Renvoyé en commission, ce projet de loi a été traité en avril et plébiscité largement grâce au soutien de la gauche, des verts libéraux et de quelques élus du PLR.
Si ce vote est confirmé en 3ème débat, au mois de juin 2016, la décision sera soumise à une votation populaire, s’agissant d’une révision constitutionnelle soumise au référendum obligatoire.
Le Conseil d’Etat y avait exprimé son soutien au PL en soulignant deux arguments en sa faveur :
« Premièrement, l’éligibilité constitue un facteur d’intégration important. Neuchâtel est pionnier en la matière, il doit le rester. Deuxièmement, le Conseil d’Etat souhaite voir le canton de Neuchâtel en force d’innovation. Ce projet de loi, unique en Suisse, constitue une innovation opportune. »

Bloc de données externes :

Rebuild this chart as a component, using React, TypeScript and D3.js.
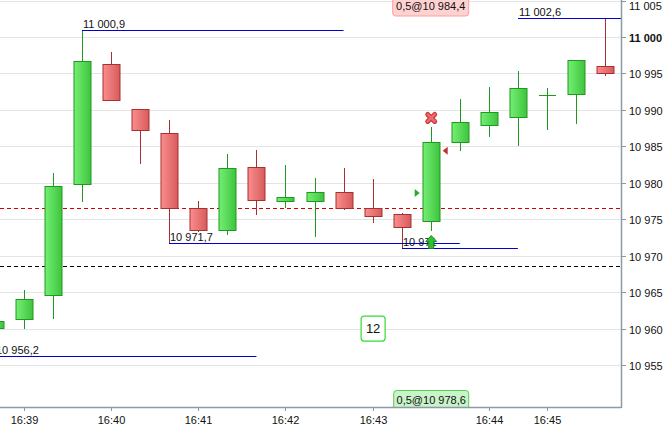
import React from "react";
import * as d3 from "d3";

const W = 668;
const H = 427;

// candle data (one candle per index)
const opens = [10960.1, 10961.3, 10964.6, 10979.8, 10996.3, 10990.1, 10986.9, 10976.6, 10973.5, 10982.1, 10977.5, 10977.5, 10978.7, 10976.6, 10975.7, 10974.7, 10985.6, 10987.9, 10989.0, 10992.0, 10992.2, 10996.0];
const closes = [10961.0, 10964.0, 10979.5, 10996.7, 10991.3, 10987.3, 10976.5, 10973.5, 10982.0, 10977.6, 10978.0, 10978.7, 10976.5, 10975.4, 10974.0, 10985.6, 10988.3, 10989.7, 10993.0, 10992.0, 10996.9, 10995.0];
const highs = [10961.2, 10965.3, 10981.3, 11000.9, 10997.9, 10990.1, 10988.6, 10977.5, 10984.0, 10984.5, 10982.4, 10980.7, 10982.0, 10980.5, 10975.8, 10987.6, 10991.5, 10993.1, 10995.3, 10993.0, 10996.9, 11002.6];
const lows = [10956.2, 10959.9, 10961.3, 10977.3, 10991.3, 10982.6, 10971.7, 10973.3, 10972.9, 10975.6, 10976.6, 10972.5, 10976.3, 10974.5, 10971.0, 10973.4, 10984.3, 10986.3, 10985.0, 10987.3, 10988.0, 10994.6];

// time axis
const timeTickIndex = [1, 4, 7, 10, 13, 17, 19];
const timeTickLabels = ["16:39", "16:40", "16:41", "16:42", "16:43", "16:44", "16:45"];

// price axis
const priceTicks = [10955, 10960, 10965, 10970, 10975, 10980, 10985, 10990, 10995, 11000, 11005];

// support / resistance levels
const levelValues = [11000.9, 11002.6, 10971.7, 10971.0, 10956.2];
const levelStart = [3, 18, 6, 14, 0];
const levelEnd = [12, 21.6, 16, 18, 9];

// dashed reference lines
const redDashValue = 10976.6;
const blackDashValue = 10968.6;

// orders
const orderIndex = 15;
const sellOrderText = "0,5@10 984,4";
const sellOrderPrice = 10984.4;
const buyOrderText = "0,5@10 978,6";
const buyOrderPrice = 10978.6;
const exitMarkPrice = 10988.9;
const entryArrowPrice = 10971.0;
const countLabel = "12";
const countIndex = 13;
const countPrice = 10960;

const locale = d3.formatLocale({ decimal: ",", thousands: " ", grouping: [3], currency: ["", ""] });
const fmtInt = locale.format(",.0f");
const fmtLevel = (v: number) => (Math.abs(v - Math.round(v)) < 1e-6 ? fmtInt(v) : locale.format(",.1f")(v));

const PLOT_R = 621;
const PLOT_B = 407;

export default function App() {
  const x = d3.scaleLinear().domain([0, 21]).range([-5, 605]);
  const y = d3.scaleLinear().domain([10949.24, 11005.08]).range([PLOT_B, 0]);
  const bw = 17;
  const font = "'Liberation Sans', Arial, sans-serif";
  const axisColor = "#8b9aa3";

  const candles = opens.map((o, i) => ({ o, c: closes[i], h: highs[i], l: lows[i], i }));

  const ox = x(orderIndex);
  return (
    <svg width={W} height={H} style={{ position: "absolute", left: 0, top: 0, background: "#fff" }} fontFamily={font}>
      <defs>
        <linearGradient id="gUp" x1="0" x2="1" y1="0" y2="0">
          <stop offset="0" stopColor="#74ef74" />
          <stop offset="1" stopColor="#3ec43e" />
        </linearGradient>
        <linearGradient id="gDn" x1="0" x2="1" y1="0" y2="0">
          <stop offset="0" stopColor="#fb8e8e" />
          <stop offset="1" stopColor="#d65b5b" />
        </linearGradient>
        <clipPath id="plot">
          <rect x={0} y={0} width={PLOT_R} height={PLOT_B} />
        </clipPath>
      </defs>

      {/* grid */}
      {priceTicks.map((t) => (
        <line key={"g" + t} x1={0} x2={PLOT_R} y1={Math.round(y(t)) + 0.5} y2={Math.round(y(t)) + 0.5} stroke="#e4e4e4" strokeWidth={1} />
      ))}

      <g clipPath="url(#plot)">
        {/* dashed lines */}
        <line x1={0} x2={PLOT_R} y1={Math.round(y(redDashValue)) + 0.5} y2={Math.round(y(redDashValue)) + 0.5} stroke="#d40000" strokeDasharray="4,3" />
        <line x1={0} x2={PLOT_R} y1={Math.round(y(blackDashValue)) + 0.5} y2={Math.round(y(blackDashValue)) + 0.5} stroke="#000" strokeDasharray="4,3" />

        {/* candles */}
        {candles.map((d) => {
          const up = d.c >= d.o;
          const cx = Math.round(x(d.i)) + 0.5;
          const stroke = up ? "#1e9a1e" : "#a83030";
          const top = Math.round(y(Math.max(d.o, d.c))) + 0.5;
          const bot = Math.round(y(Math.min(d.o, d.c))) + 0.5;
          return (
            <g key={"c" + d.i}>
              <line x1={cx} x2={cx} y1={Math.round(y(d.h))} y2={Math.round(y(d.l))} stroke={stroke} strokeWidth={1} />
              {bot - top < 1 ? (
                <line x1={cx - bw / 2} x2={cx + bw / 2} y1={top} y2={top} stroke={stroke} strokeWidth={1} />
              ) : (
                <rect x={cx - bw / 2} y={top} width={bw} height={bot - top} fill={up ? "url(#gUp)" : "url(#gDn)"} stroke={stroke} strokeWidth={1} />
              )}
            </g>
          );
        })}

        {/* levels */}
        {levelValues.map((v, k) => {
          const ly = Math.round(y(v)) + 0.5;
          const x1 = Math.round(x(levelStart[k]));
          return (
            <g key={"l" + k}>
              <line x1={x1} x2={Math.min(PLOT_R, x(levelEnd[k]))} y1={ly} y2={ly} stroke="#0000d0" strokeWidth={1} />
              <text x={x1 + 1} y={ly - 2.5} fontSize={11} fill="#111">{fmtLevel(v)}</text>
            </g>
          );
        })}

        {/* order markers */}
        <path d={`M${ox - 16},${y(buyOrderPrice) - 4} L${ox - 11},${y(buyOrderPrice)} L${ox - 16},${y(buyOrderPrice) + 4} Z`} fill="#2aa82a" />
        <path d={`M${ox + 17},${y(sellOrderPrice) - 4} L${ox + 12},${y(sellOrderPrice)} L${ox + 17},${y(sellOrderPrice) + 4} Z`} fill="#c03030" />
        <g transform={`translate(${ox + 0.5},${y(exitMarkPrice)})`}>
          <path d="M-3.5,-3.5 L3.5,3.5 M3.5,-3.5 L-3.5,3.5" stroke="#c83c3c" strokeWidth={5} strokeLinecap="round" />
          <path d="M-3.5,-3.5 L3.5,3.5 M3.5,-3.5 L-3.5,3.5" stroke="#ef6a6a" strokeWidth={2.5} strokeLinecap="round" />
        </g>
        <g transform={`translate(${ox + 0.5},${Math.round(y(entryArrowPrice)) + 0.5})`}>
          <path d="M-2.5,0 L-2.5,-7 L-5.5,-7 L0,-13 L5.5,-7 L2.5,-7 L2.5,0 Z" fill="#2fc02f" stroke="#1e8a1e" strokeWidth={1} />
        </g>

        {/* order labels */}
        <g>
          <rect x={ox - 38} y={-4} width={76} height={20} rx={3} fill="#ffd2d2" stroke="#ff9e9e" />
          <text x={ox} y={10} textAnchor="middle" fontSize={11} fill="#111">{sellOrderText}</text>
        </g>
        <g>
          <rect x={ox - 37} y={390.5} width={75} height={20} rx={3} fill="#c9f3c9" stroke="#57cc57" />
          <text x={ox + 0.5} y={404} textAnchor="middle" fontSize={11} fill="#111">{buyOrderText}</text>
        </g>
        <g>
          <rect x={x(countIndex) - 11.5} y={y(countPrice) - 12.5} width={24} height={25} rx={3} fill="#fff" stroke="#33dd33" strokeWidth={1.2} />
          <text x={x(countIndex) + 0.5} y={y(countPrice) + 4.5} textAnchor="middle" fontSize={13} fill="#111">{countLabel}</text>
        </g>
      </g>

      {/* axes */}
      <line x1={0} x2={PLOT_R} y1={PLOT_B + 0.5} y2={PLOT_B + 0.5} stroke={axisColor} strokeWidth={1.5} />
      <line x1={PLOT_R + 0.5} x2={PLOT_R + 0.5} y1={0} y2={PLOT_B + 1} stroke={axisColor} strokeWidth={1.5} />
      {priceTicks.map((t) => {
        const ty = Math.round(y(t)) + 0.5;
        return (
          <g key={"p" + t}>
            <line x1={PLOT_R} x2={PLOT_R + 5} y1={ty} y2={ty} stroke={axisColor} />
            <text x={PLOT_R + 8} y={Math.max(10, ty + 4)} fontSize={11} fontWeight={t === 11000 ? "bold" : "normal"} fill="#111">{fmtInt(t)}</text>
          </g>
        );
      })}
      {timeTickIndex.map((ti, k) => {
        const tx = Math.round(x(ti)) + 0.5;
        return (
          <g key={"t" + k}>
            <line x1={tx} x2={tx} y1={PLOT_B} y2={PLOT_B + 4} stroke={axisColor} />
            <text x={tx} y={PLOT_B + 17} textAnchor="middle" fontSize={11} fill="#111">{timeTickLabels[k]}</text>
          </g>
        );
      })}
    </svg>
  );
}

En séance plénière, Alain Ribaux, Conseiller d’Etat PLR, en charge du Département de la justice, de la sécurité et de la cutlre a confirmé le soutien du Conseil d’Etat. Il a précisé que : « Neuchâtel, (est une) terre d’innovation et d’ouverture au monde. Nous pouvons en être fiers, le Conseil d’Etat est favorable à l’éligibilité des étrangers.
« Aucun impact négatif n’a été constaté au fil de ces extensions des droits civiques, relève le Conseil d’Etat. Au contraire, cela favorise le sentiment d’appartenance et de responsabilité, de même que l’intégration et la cohésion sociale. (ats/nxp) »

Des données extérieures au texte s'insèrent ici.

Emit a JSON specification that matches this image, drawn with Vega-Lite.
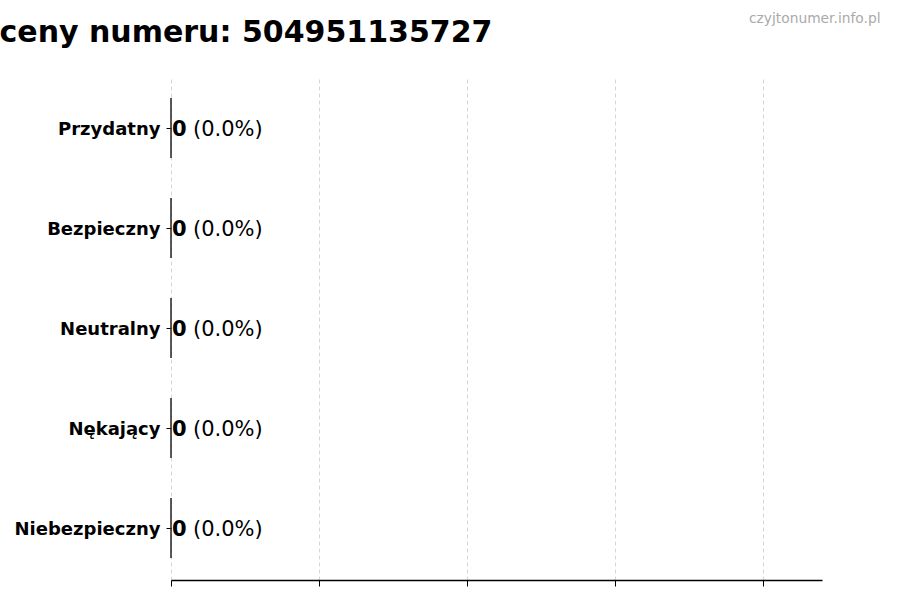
{
  "$schema": "https://vega.github.io/schema/vega-lite/v6.json",
  "width": 651,
  "height": 504,
  "autosize": {"type": "none"},
  "padding": {"left": 171, "top": 76, "right": 78, "bottom": 20},
  "background": "white",
  "config": {
    "view": {"stroke": null},
    "font": "DejaVu Sans"
  },
  "title": {
    "text": "Oceny numeru: 504951135727",
    "anchor": "start",
    "frame": "group",
    "dx": -197,
    "fontSize": 30,
    "fontWeight": "bold",
    "font": "DejaVu Sans",
    "color": "black",
    "baseline": "alphabetic",
    "offset": -61
  },
  "data": {
    "values": [
      {"category": "Przydatny", "count": 0, "pct": "(0.0%)"},
      {"category": "Bezpieczny", "count": 0, "pct": "(0.0%)"},
      {"category": "Neutralny", "count": 0, "pct": "(0.0%)"},
      {"category": "Nękający", "count": 0, "pct": "(0.0%)"},
      {"category": "Niebezpieczny", "count": 0, "pct": "(0.0%)"}
    ]
  },
  "encoding": {
    "y": {
      "field": "category",
      "type": "nominal",
      "sort": null,
      "scale": {"paddingInner": 0.4, "paddingOuter": 0.22},
      "axis": {
        "title": null,
        "domain": false,
        "ticks": true,
        "tickSize": 5,
        "tickColor": "black",
        "labelFont": "DejaVu Sans",
        "labelFontSize": 18,
        "labelFontWeight": "bold",
        "labelColor": "black",
        "labelPadding": 6,
        "labelOffset": 2,
        "grid": false
      }
    }
  },
  "layer": [
    {
      "mark": {"type": "bar", "fill": "#4c72b0", "stroke": "#222", "strokeWidth": 1},
      "encoding": {
        "x": {
          "field": "count",
          "type": "quantitative",
          "scale": {"domain": [0, 4.4], "nice": false, "zero": true},
          "axis": {
            "title": null,
            "values": [0, 1, 2, 3, 4],
            "labels": false,
            "ticks": true,
            "tickSize": 6,
            "tickColor": "black",
            "domain": true,
            "domainColor": "black",
            "domainWidth": 1.5,
            "grid": true,
            "gridColor": "#cccccc",
            "gridDash": [4, 3],
            "gridWidth": 0.8
          }
        }
      }
    },
    {
      "mark": {"type": "text", "align": "left", "baseline": "middle", "dx": 1, "dy": 2, "fontSize": 21, "fontWeight": "bold", "font": "DejaVu Sans", "color": "black"},
      "encoding": {
        "x": {"field": "count", "type": "quantitative", "axis": null},
        "text": {"field": "count", "type": "quantitative"}
      }
    },
    {
      "mark": {"type": "text", "align": "left", "baseline": "middle", "dx": 22, "dy": 2, "fontSize": 21, "font": "DejaVu Sans", "color": "black"},
      "encoding": {
        "x": {
          "field": "count",
          "type": "quantitative",
          "axis": {
            "orient": "top",
            "labels": false,
            "ticks": false,
            "domain": false,
            "grid": false,
            "title": "czyjtonumer.info.pl",
            "titleColor": "#aaaaaa",
            "titleFont": "DejaVu Sans",
            "titleFontSize": 13.8,
            "titleFontWeight": "normal",
            "titleAlign": "right",
            "titleAnchor": null,
            "titleX": 709,
            "titleY": -54,
            "titleBaseline": "alphabetic"
          }
        },
        "text": {"field": "pct", "type": "nominal"}
      }
    }
  ],
  "resolve": {"axis": {"x": "independent"}}
}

On retiendra des débats d’avril les deux interventions suivantes:
M. Thomas Perret (POP-SOL) :
« (Il s’agit d’une) mesure qui rendrait plus cohérent et plus juste notre système démocratique en supprimant la situation où plusieurs milliers de citoyens peuvent élire, mais ne pas être élus sur le plan cantonal. Cette mesure constitue l’aboutissement logique de l’évolution des droits politiques des étrangers entamée en 1849, alors même qu’aucun signe de dysfonctionnement n’est apparu lors des étapes précédentes. Cette mesure est innovante en Suisse, elle donne du souffle à notre démocratie, elle réaffirme l’image d’ouverture que nous voulons donner de notre canton et en plus, elle ne coûte rien. Cohérence, logique, intégration, absence de signal incitant à la méfiance, image positive du canton. (…) Que demander de plus à un projet de décret ? Pourquoi avoir peur ? Pourquoi avoir peur de faire franchir ce pas à notre citoyenneté neuchâteloise, un pas qui est somme toute assez modeste et qui n’a rien de révolutionnaire. Mais un pas qui serait malgré tout un bel emblème pour notre collectivité et qui lui donnerait l’allant qui lui manque souvent. »… « Un canton, un espace, une citoyenneté »
M. Fabio Bongiovanni (PLR)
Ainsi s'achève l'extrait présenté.